Our current immigration system is not meeting the needs of our country, the businesses that rely on immigrant workers, or of the immigrants who seek to come here. Our immigration laws should reflect our best values, not our worst prejudices. We need a consistent national immigration policy that is realistic, compassionate, and economically feasible. We need a policy that works for communities, employers, and honest immigrants who want to obey the law. 


This is why I support comprehensive reform of our immigration system. We must create a clear pathway to citizenship. Such a plan must include the full protection of U.S. labor law, protection against exploitation, and the rejection of discrimination.

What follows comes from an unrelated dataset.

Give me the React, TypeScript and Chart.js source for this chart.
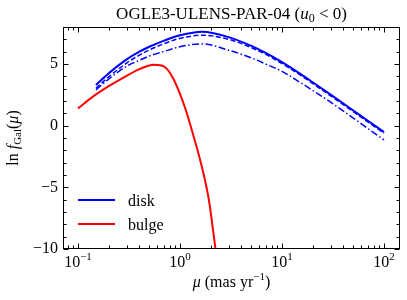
import React, { useEffect, useRef } from "react";
import { Chart, registerables } from "chart.js";

Chart.register(...registerables);

const SERIF = '"Liberation Serif", "DejaVu Serif", serif';

// proper motion grid (mas/yr) for the disk curves
const muDisk = [0.15, 0.2, 0.3, 0.4, 0.5, 0.7, 1, 1.65, 3, 5, 7, 10, 15, 20, 30, 50, 70, 100];
const diskSolid = [3.3, 4.24, 5.37, 6.0, 6.4, 6.9, 7.33, 7.62, 7.18, 6.47, 5.88, 5.15, 4.22, 3.52, 2.52, 1.23, 0.38, -0.52];
const diskDashed = [3.03, 3.95, 5.08, 5.72, 6.14, 6.65, 7.08, 7.33, 7.0, 6.33, 5.76, 5.04, 4.12, 3.42, 2.42, 1.13, 0.28, -0.62];
const diskDashDot = [2.9, 3.78, 4.82, 5.3, 5.65, 6.02, 6.4, 6.63, 6.12, 5.5, 4.98, 4.4, 3.52, 2.86, 1.9, 0.62, -0.25, -1.15];

// bulge curve
const muBulge = [0.1, 0.14, 0.2, 0.274, 0.4, 0.48, 0.56, 0.7, 0.84, 0.98, 1.14, 1.32, 1.64, 1.92, 2.15, 2.35];
const bulge = [1.4, 2.35, 3.2, 3.86, 4.58, 4.84, 4.93, 4.78, 3.97, 2.76, 1.27, -0.49, -3.35, -6.03, -9.0, -11.5];

const xMajorTicks = [0.1, 1, 10, 100];
const xMajorExponents = ["\u22121", "0", "1", "2"];
const yMajorTicks = [-10, -5, 0, 5];
const X_MIN = 0.0713;
const X_MAX = 143.5;
const Y_MIN = -10;
const Y_MAX = 8;

const legendItems = [
  { label: "disk", color: "#0000ff" },
  { label: "bulge", color: "#ff0000" },
];

type Part = { t: string; font: string; dy?: number };

function richWidth(ctx: CanvasRenderingContext2D, parts: Part[]) {
  let w = 0;
  for (const p of parts) {
    ctx.font = p.font;
    w += ctx.measureText(p.t).width;
  }
  return w;
}

function drawRich(ctx: CanvasRenderingContext2D, parts: Part[], x: number, y: number, align: "left" | "center" | "right") {
  const w = richWidth(ctx, parts);
  let cx = align === "center" ? x - w / 2 : align === "right" ? x - w : x;
  ctx.textAlign = "left";
  ctx.textBaseline = "alphabetic";
  for (const p of parts) {
    ctx.font = p.font;
    ctx.fillText(p.t, cx, y + (p.dy || 0));
    cx += ctx.measureText(p.t).width;
  }
}

const R = (s: number) => `${s}px ${SERIF}`;
const I = (s: number) => `italic ${s}px ${SERIF}`;

const decorPlugin = {
  id: "decor",
  afterDraw(chart: any) {
    const ctx: CanvasRenderingContext2D = chart.ctx;
    const { left, right, top, bottom } = chart.chartArea;
    const xs = chart.scales.x;
    const ys = chart.scales.y;
    ctx.save();
    ctx.fillStyle = "#000";
    ctx.strokeStyle = "#000";
    ctx.lineWidth = 1;
    // frame
    const L = Math.round(left) + 0.5;
    const Rr = Math.round(right) - 0.5;
    const T = Math.round(top) + 0.5;
    const B = Math.round(bottom) - 0.5;
    ctx.strokeRect(L, T, Rr - L, B - T);

    // x ticks (inward, bottom and top)
    ctx.beginPath();
    for (let d = -2; d <= 2; d++) {
      for (let m = 1; m <= 9; m++) {
        const v = m * Math.pow(10, d);
        if (v < X_MIN || v > X_MAX) continue;
        const px = Math.round(xs.getPixelForValue(v)) + 0.5;
        const len = m === 1 ? 5 : 3;
        ctx.moveTo(px, B);
        ctx.lineTo(px, B - len);
        ctx.moveTo(px, T);
        ctx.lineTo(px, T + len);
      }
    }
    // y ticks (inward, left and right)
    for (let v = Y_MIN; v <= Y_MAX; v++) {
      const py = Math.round(ys.getPixelForValue(v)) + 0.5;
      const len = v % 5 === 0 ? 5 : 3;
      ctx.moveTo(L, py);
      ctx.lineTo(L + len, py);
      ctx.moveTo(Rr, py);
      ctx.lineTo(Rr - len, py);
    }
    ctx.stroke();

    // x tick labels
    xMajorTicks.forEach((v, i) => {
      const px = xs.getPixelForValue(v);
      drawRich(ctx, [
        { t: "10", font: R(16) },
        { t: xMajorExponents[i], font: R(11), dy: -7 },
      ], px, 267, "center");
    });

    // title
    drawRich(ctx, [
      { t: "OGLE3-ULENS-PAR-04 (", font: R(17) },
      { t: "u", font: I(17) },
      { t: "0", font: R(12), dy: 3 },
      { t: " < 0)", font: R(17) },
    ], (left + right) / 2, 19, "center");

    // x label
    drawRich(ctx, [
      { t: "\u03bc", font: I(16) },
      { t: " (mas yr", font: R(16) },
      { t: "\u22121", font: R(11), dy: -7 },
      { t: ")", font: R(16) },
    ], (left + right) / 2, 287, "center");

    // y label
    ctx.save();
    ctx.translate(18, (top + bottom) / 2);
    ctx.rotate(-Math.PI / 2);
    drawRich(ctx, [
      { t: "ln ", font: R(16) },
      { t: "f", font: I(16) },
      { t: "Gal", font: R(11), dy: 3 },
      { t: "(", font: R(16) },
      { t: "\u03bc", font: I(16) },
      { t: ")", font: R(16) },
    ], 0, 0, "center");
    ctx.restore();

    // legend
    const rows = [200, 224];
    legendItems.forEach((it, i) => {
      const y = rows[i];
      ctx.strokeStyle = it.color;
      ctx.lineWidth = 2;
      ctx.setLineDash([]);
      ctx.beginPath();
      ctx.moveTo(78, y);
      ctx.lineTo(115, y);
      ctx.stroke();
      ctx.fillStyle = "#000";
      drawRich(ctx, [{ t: it.label, font: R(16) }], 128, y + 5.5, "left");
    });
    ctx.restore();
  },
};

function pts(xs: number[], ys: number[]) {
  return xs.map((x, i) => ({ x, y: ys[i] }));
}

export default function App() {
  const ref = useRef<HTMLCanvasElement | null>(null);
  useEffect(() => {
    if (!ref.current) return;
    const chart = new Chart(ref.current, {
      type: "line",
      data: {
        datasets: [
          {
            label: "disk",
            data: pts(muDisk, diskSolid),
            borderColor: "#0000ff",
            borderWidth: 2,
            pointRadius: 0,
            cubicInterpolationMode: "monotone",
          },
          {
            label: "disk (dashed)",
            data: pts(muDisk, diskDashed),
            borderColor: "#0000ff",
            borderWidth: 1.5,
            borderDash: [5, 2.5],
            pointRadius: 0,
            cubicInterpolationMode: "monotone",
          },
          {
            label: "disk (dash-dot)",
            data: pts(muDisk, diskDashDot),
            borderColor: "#0000ff",
            borderWidth: 1.5,
            borderDash: [7, 2.5, 1.5, 2.5],
            pointRadius: 0,
            cubicInterpolationMode: "monotone",
          },
          {
            label: "bulge",
            data: pts(muBulge, bulge),
            borderColor: "#ff0000",
            borderWidth: 2,
            pointRadius: 0,
            cubicInterpolationMode: "monotone",
          },
        ],
      },
      options: {
        animation: false,
        responsive: false,
        devicePixelRatio: 1,
        layout: { padding: { top: 27, right: 7, bottom: 0, left: 0 } },
        plugins: {
          legend: { display: false },
          title: { display: false },
          tooltip: { enabled: false },
        },
        scales: {
          x: {
            type: "logarithmic",
            min: X_MIN,
            max: X_MAX,
            grid: { display: false, drawTicks: false },
            border: { display: false },
            ticks: { display: false },
            afterBuildTicks: (s: any) => {
              s.ticks = xMajorTicks.map((v) => ({ value: v }));
            },
            afterFit: (s: any) => {
              s.height = 51;
            },
          },
          y: {
            type: "linear",
            min: Y_MIN,
            max: Y_MAX,
            grid: { display: false, drawTicks: false },
            border: { display: false },
            ticks: {
              color: "#000",
              font: { family: SERIF, size: 16 },
              padding: 5,
              callback: (v: any) => (Number(v) < 0 ? "\u2212" + Math.abs(Number(v)) : String(v)),
            },
            afterBuildTicks: (s: any) => {
              s.ticks = yMajorTicks.map((v) => ({ value: v }));
            },
            afterFit: (s: any) => {
              s.width = 63;
            },
          },
        },
      } as any,
      plugins: [decorPlugin],
    });
    return () => chart.destroy();
  }, []);
  return (
    <div style={{ position: "fixed", left: 0, top: 0, width: 407, height: 300, background: "#fff" }}>
      <canvas ref={ref} width={407} height={300} style={{ display: "block", width: 407, height: 300 }} />
    </div>
  );
}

Anti-immigration rhetoric must be weighed against the reality of the situation. It is not realistic to believe that the United States is going to deport 11 million people. Such a mass deportation, even if it was feasible, would have a devastating effect on the economies of Colorado and the United States. There are simply too many businesses that rely on immigrant labor. A policy of mass deportations would also have strong humanitarian implications. Do Americans really want to break up families and destroy the lives of people who desperately want to make a better life for themselves and their children? Do we want to send battered women back to their abusers? Do we send men, women, and children back to war zones? 


A true fiscal conservative would recognize that building a wall at the border, as some have proposed, would be costly and ineffective. Why should we spend money on yet another structure that can be climbed over, tunneled under, flown over in an airplane, or otherwise breached? The idea of such a wall is better suited for a cartoon than for a serious political debate. 


Our communities deserve a zero-tolerance policy for violent criminals, drug dealers, and other serious offenders who sneak across our borders with the intention of hiding or of committing a crime. But such individuals are the exception, not the rule. The overwhelming majority of immigrants are simply looking for a better life. Many of us have parents or grandparents who came to America in search of the same thing.